Our entire future has been written in our name from the very beginning!
And in a world immersed in images, if we begin to consciously explore the interaction of people when they're connected this way, people will begin to experience themselves no longer as separate and struggling to understand each other, but as always connected and part of a whole.
At the literal level we are, and still want to be, the Special Interest Group on Computer Graphics and Interactive Techniques. But if we can see our future with these new eyes, we unite our two halves to become something absolutely new. We unite humanity. We bring to the Earth a new soul.
The first time we got to change the world.
This time we get to change what it means to be human.
Does it mean we change much about what we do right away? Not really. We still have the conference, the ongoing research, the chapters, the educational programs, everything we created to this point. We created those things for a reason. What changes is how we look at what we do and why.

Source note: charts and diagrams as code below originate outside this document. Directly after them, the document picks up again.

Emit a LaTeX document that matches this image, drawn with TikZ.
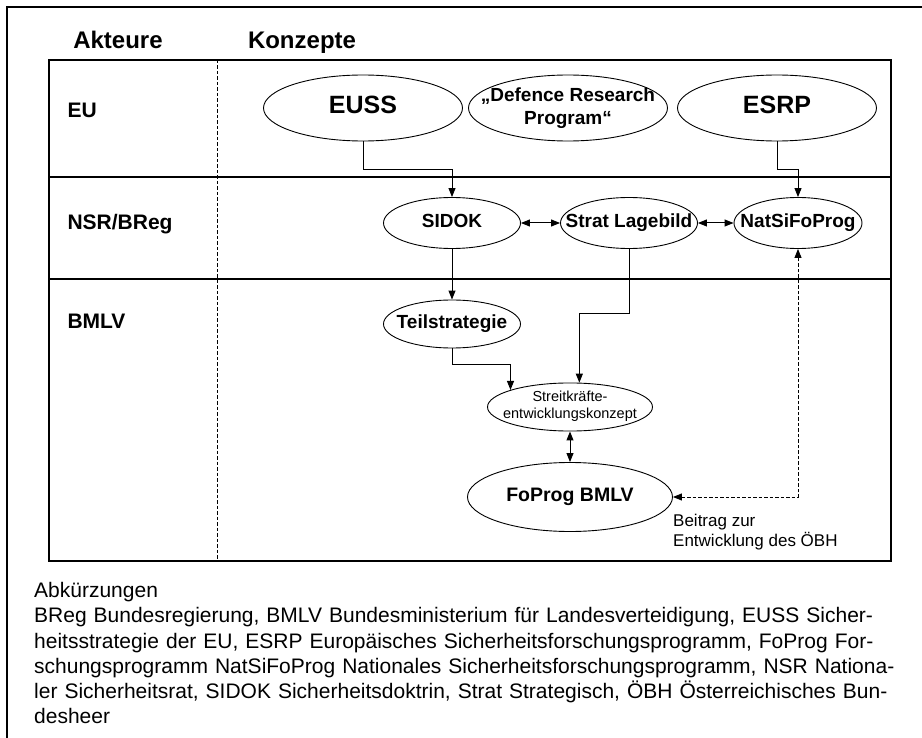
\documentclass[tikz,border=0pt]{standalone}
\usepackage{fontspec}
\setmainfont{Liberation Sans}
\usetikzlibrary{arrows.meta,shapes.geometric}

% text inside an ellipse, kept out of the shape size
\newcommand{\ctext}[1]{\makebox[0pt]{\begin{tabular}{@{}c@{}}#1\end{tabular}}}

\begin{document}
\begin{tikzpicture}[
    x=1pt, y=-1pt,
    >={Triangle[length=9pt,width=7pt]},
    header/.style={
		font=\bfseries\fontsize{24}{28}\selectfont,
		anchor=base
	},
    actor/.style={
		font=\bfseries\fontsize{21}{25}\selectfont,
		anchor=base west
	},
    concept/.style={
		ellipse,
		draw=black,
		line width=0.9pt,
		inner sep=0pt,
		minimum width=137pt,
		minimum height=51pt,
		font=\bfseries\fontsize{19}{23}\selectfont
	},
    bigconcept/.style={
		concept,
		minimum width=199pt,
		minimum height=66pt,
		font=\bfseries\fontsize{25}{30}\selectfont
	},
    flow/.style={draw, line width=1pt, ->},
    dashline/.style={dash pattern=on 3.5pt off 2pt},
    note/.style={
		font=\fontsize{17}{20}\selectfont,
		align=left,
		inner sep=0pt
	}
  ]
  \useasboundingbox (0,0) rectangle (922,738);

  % page frame
  \draw [line width=2pt] (7,738) -- (7,7) -- (922,7);

  % headers
  \node [header] (hdakt) at (118,49) {Akteure};
  \node [header] (hdkon) at (302,49) {Konzepte};

  % lanes
  \draw [line width=1.2pt] (49,60) rectangle (891,561);
  \draw [line width=1.5pt] (49,177) -- (891,177);
  \draw [line width=1.5pt] (49,279) -- (891,279);
  \draw [line width=0.8pt, dashline] (217,60) -- (217,561);

  \node [actor] (laneeu) at (64,118) {EU};
  \node [actor] (lanensr) at (64,230) {NSR/BReg};
  \node [actor] (lanebmlv) at (64,329) {BMLV};

  % concepts
  \node [bigconcept] (euss) at (363,108) {\ctext{EUSS}};
  \node [bigconcept, font=\bfseries\fontsize{19}{23}\selectfont] (drp) at (568,108)
 {\ctext{„Defence Research\\Program“}};
  \node [bigconcept] (esrp) at (777,108) {\ctext{ESRP}};

  \node [concept] (sidok) at (452,223) {\ctext{SIDOK}};
  \node [concept] (strat) at (629,223) {\ctext{Strat Lagebild}};
  \node [concept, minimum width=128pt] (natsi) at (798,223) {\ctext{NatSiFoProg}};

  \node [concept, minimum height=48pt] (teil) at (452,324) {\ctext{Teilstrategie}};
  \node [concept, minimum width=165pt, minimum height=48pt,
    font=\fontsize{14.5}{17}\selectfont] (stk) at (570,407)
 {\ctext{Streitkräfte-\\entwicklungskonzept}};
  \node [concept, minimum width=205pt, minimum height=69pt,
    font=\bfseries\fontsize{19.5}{23}\selectfont] (fop) at (570,497) {\ctext{FoProg BMLV}};

  \node [note, anchor=west] (contrib) at (673,532) {Beitrag zur\\Entwicklung des ÖBH};

  % connectors
  \draw [flow] (euss.south) -- ++(0,28) -| (sidok.north);
  \draw [flow] (esrp.south) -- ++(0,28) -| (natsi.north);
  \draw [flow, <->] (sidok.east) -- (strat.west);
  \draw [flow, <->] (strat.east) -- (natsi.west);
  \draw [flow] (sidok.south) -- (teil.north);
  \draw [flow] (teil.south) -- ++(0,16) -| (stk.164);
  \draw [flow] (strat.south) -- ++(0,65) -| (stk.69);
  \draw [flow, <->] (stk.south) -- (fop.north);
  \draw [flow, <->, dashline] (fop.east) -| (natsi.south);

  % abbreviations
  \node [inner sep=0pt, anchor=north west, text width=863pt,
    font=\fontsize{21}{25.3}\selectfont] (abbrev) at (34,582)
 {%
  \parindent=0pt\hyphenpenalty=10000\tolerance=9999
  Abkürzungen\par
  BReg Bundesregierung, BMLV Bundesministerium für Landesverteidigung, EUSS Sicher-\linebreak
  heitsstrategie der EU, ESRP Europäisches Sicherheitsforschungsprogramm, FoProg For-\linebreak
  schungsprogramm NatSiFoProg Nationales Sicherheitsforschungsprogramm, NSR Nationa-\linebreak
  ler Sicherheitsrat, SIDOK Sicherheitsdoktrin, Strat Strategisch, ÖBH Österreichisches Bun-\linebreak
  desheer
 };
\end{tikzpicture}
\end{document}
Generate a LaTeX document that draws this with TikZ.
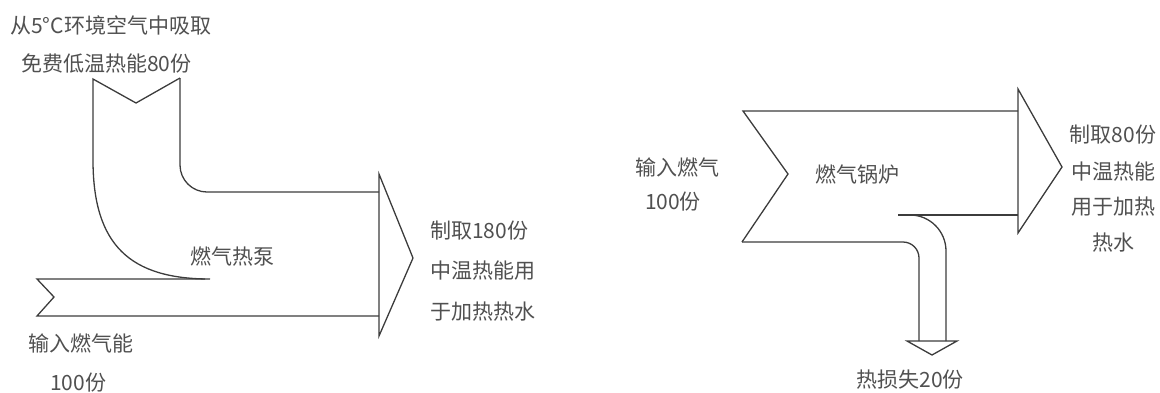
\documentclass[tikz,border=0pt]{standalone}
\usepackage{fontspec}
\usepackage{xcolor}
\usepackage{tikz}
\usetikzlibrary{positioning}
\usetikzlibrary{calc}
\newfontfamily\cjk{Noto Sans CJK SC}
\definecolor{inkline}{HTML}{3C3C3C}
\definecolor{inktext}{HTML}{505050}
\tikzstyle{band} = [draw=inkline, line width=1.3pt, line join=miter]
\tikzstyle{txt} = [text=inktext, inner sep=0pt, font=\cjk\fontsize{21}{24}\selectfont]

\begin{document}
\begin{tikzpicture}[x=1pt, y=-1pt]
  \useasboundingbox (0,0) rectangle (1160,392);
  % heat pump: air input
  \node[txt, anchor=west] (air1) at (10,25) {从5°C环境空气中吸取};
  \node[txt, anchor=west] (air2) at (21,64) {免费低温热能80份};
  % heat pump: gas input
  \node[txt, anchor=west] (gas1) at (28,343) {输入燃气能};
  \node[txt, anchor=west] (gas2) at (50,383) {100份};
  % heat pump tag
  \node[txt] (hp) at (232,257) {燃气热泵};
  % heat pump output
  \node[txt, anchor=west] (out1) at (430,231) {制取180份};
  \node[txt, anchor=west] (out2) at (430,271) {中温热能用};
  \node[txt, anchor=west] (out3) at (430,312) {于加热热水};
  % boiler input
  \node[txt] (bin1) at (677,167) {输入燃气};
  \node[txt] (bin2) at (673,202) {100份};
  % boiler tag
  \node[txt, anchor=west] (boiler) at (815,175) {燃气锅炉};
  % boiler output
  \node[txt] (bout1) at (1113,135) {制取80份};
  \node[txt] (bout2) at (1113,172) {中温热能};
  \node[txt] (bout3) at (1113,207) {用于加热};
  \node[txt] (bout4) at (1113,243) {热水};
  % boiler loss
  \node[txt] (loss) at (910,380) {热损失20份};

  % heat pump bands
  \draw[band] (205,279) -- (37,279) -- (54,297) -- (37,316) -- (379,316);
  \draw[band, rounded corners=27pt] (379,192) -- (180,192) -- (180,78);
  \draw[band] (180,78) -- (136,103) -- (93,79) -- (93,160)
    .. controls (93,245) and (130,279) .. (210,279);
  \draw[band] (379,174) -- (413,258) -- (379,336) -- cycle;

  % boiler bands
  \draw[band] (1018,111) -- (743,111) -- (788,174) -- (742,242);
  \draw[band, rounded corners=16pt] (742,242) -- (919,242) -- (919,341);
  \draw[band] (898,215) -- (1018,215);
  \draw[band, rounded corners=36pt] (946,341) -- (946,215) -- (898,215);
  \draw[band] (1018,89) -- (1062,167) -- (1018,233) -- cycle;
  \draw[band] (907,341) -- (957,341) -- (932,355) -- cycle;
\end{tikzpicture}
\end{document}
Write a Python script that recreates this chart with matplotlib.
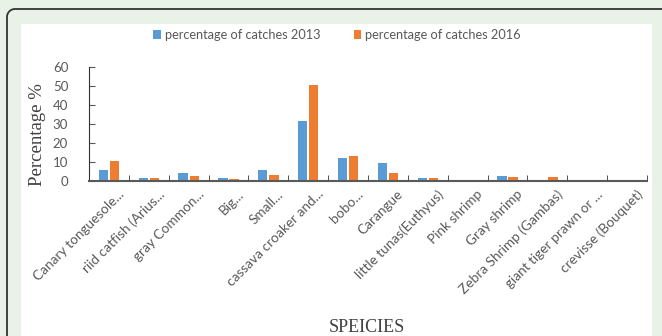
import numpy as np
import matplotlib.pyplot as plt
import matplotlib.transforms as mtransforms
from matplotlib.patches import Rectangle
from matplotlib.lines import Line2D

# species and catch percentages
species = ['Canary tonguesole...', 'riid catfish (Arius...', 'gray Common...', 'Big...',
           'Small...', 'cassava croaker and...', 'bobo...', 'Carangue',
           'little tunas(Euthyus)', 'Pink shrimp', 'Gray shrimp', 'Zebra Shrimp (Gambas)',
           'giant tiger prawn or ...', 'crevisse (Bouquet)']
pct_2013 = [5.8, 1.8, 4.4, 1.7, 5.8, 31.8, 12.3, 9.3, 1.6, 0.0, 2.6, 0.5, 0.5, 0.0]
pct_2016 = [10.3, 1.7, 2.8, 1.2, 3.3, 50.3, 13.3, 4.2, 1.5, 0.7, 2.1, 2.1, 0.6, 0.0]
yticks = [0, 10, 20, 30, 40, 50, 60]

W, H = 662, 336
fig = plt.figure(figsize=(W / 100, H / 100), dpi=100)
fig.patch.set_facecolor('#e8f2e6')

# rounded frame (left/top edges) in pixel coords, then the white panel
r = 8
t = np.linspace(np.pi, np.pi / 2, 20)
fx = np.concatenate([[7], 7 + r + r * np.cos(t), [W + 5]])
fy = np.concatenate([[-5], (H - 9 - r) + r * np.sin(t), [H - 9]])
fig.lines.append(Line2D(fx / W, fy / H, transform=fig.transFigure, color='#333333', lw=1.3))
fig.patches.append(Rectangle((21 / W, 0), (652 - 21) / W, (H - 24) / H,
                             transform=fig.transFigure, fc='white', ec='none', zorder=-1))

ax = fig.add_axes([89 / W, 1 - 181 / H, (647 - 89) / W, (181 - 67) / H])
ax.set_facecolor('none')
ax.set_zorder(2)

x = np.arange(len(species))
bw = 0.23
b1 = ax.bar(x - 0.14, pct_2013, bw, color='#5b9bd5', label='percentage of catches 2013')
b2 = ax.bar(x + 0.14, pct_2016, bw, color='#ed7d31', label='percentage of catches 2016')

ax.set_xlim(-0.5, len(species) - 0.5)
ax.set_ylim(0, 60)
ax.set_yticks(yticks)
ax.tick_params(axis='y', labelsize=9.5, colors='#595959', length=4, direction='in', pad=15)
ax.set_xticks(x)
ax.set_xticklabels(species, rotation=45, ha='right', rotation_mode='anchor',
                   fontsize=9.8, color='#595959', family='Lato')
ax.tick_params(axis='x', length=0, pad=5)
shift = mtransforms.ScaledTranslation(9 / 100, 0, fig.dpi_scale_trans)
for lab in ax.get_xticklabels():
    lab.set_transform(lab.get_transform() + shift)
ax.set_xticks(np.arange(-0.5, len(species)), minor=True)
ax.tick_params(axis='x', which='minor', length=4, direction='in', color='#333333')
for s in ['top', 'right']:
    ax.spines[s].set_visible(False)
ax.spines['left'].set_color('#333333')
ax.spines['bottom'].set_color('#595959')
ax.spines['bottom'].set_linewidth(1.5)
for lab in ax.get_yticklabels():
    lab.set_family('Lato')

fig.text(38 / W, 1 - 135 / H, 'Percentage %', family='Liberation Serif', fontsize=13.5,
         color='#404040', ha='center', va='center', rotation=90)
fig.text(367 / W, 1 - 327 / H, 'SPEICIES', family='Liberation Serif', fontsize=13,
         color='#404040', ha='center', va='center')

fig.legend(handles=[b1, b2], loc='center', bbox_to_anchor=(337 / W, 1 - 35 / H), ncol=2,
           frameon=False, prop={'family': 'Lato', 'size': 9.2}, labelcolor='#595959',
           handlelength=0.6, handleheight=0.6, handletextpad=0.3, columnspacing=2.6)

fig.savefig('out.png', dpi=100)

It's no coincidence that the most recent conference keynote address (by Joe Rohde) spoke to us about how to take all the things one has collected over time and create from them a thematically meaningful whole. And the single difference between a collection of stuff and a coherent, meaningful whole is a thematic framework within which all the decisions get made. Made within a theme, the outcomes of the decisions reinforce each other. Without an enclosing theme, the exact same choices lead to subtly different outcomes that destroy the coherence of the whole.
So my goal as Director at Large is to straddle the worlds, and make sure all our decisions and activities are seen within our new theme - within our new dream - and to move that way of seeing into enough of SIGGRAPH that by the time my term ends SIGGRAPH naturally sees its world that way all the time. We'll start to see SIGGRAPH not as a technical half and an artistic half, or as an executive committee and members, or as an organization separate from others, but as connected to ourselves and to others. We’ll attract all kinds of new people, who will see us as connected to them, too. And we'll even be able to plan for the eventual ending of the conference as we know it, because we'll have finally learned how to have what we always wanted anyway, which is the experience we love about SIGGRAPH all the time, everywhere, with everyone.
The theme of last year's conference was "Interaction:Interface," and this year's is "Face Tomorrow." They're not separate, and neither are we.
This isn't the end of our journey. It's just where we had to come to begin the next part.
Thank you, and thank you for all the ways you care about SIGGRAPH.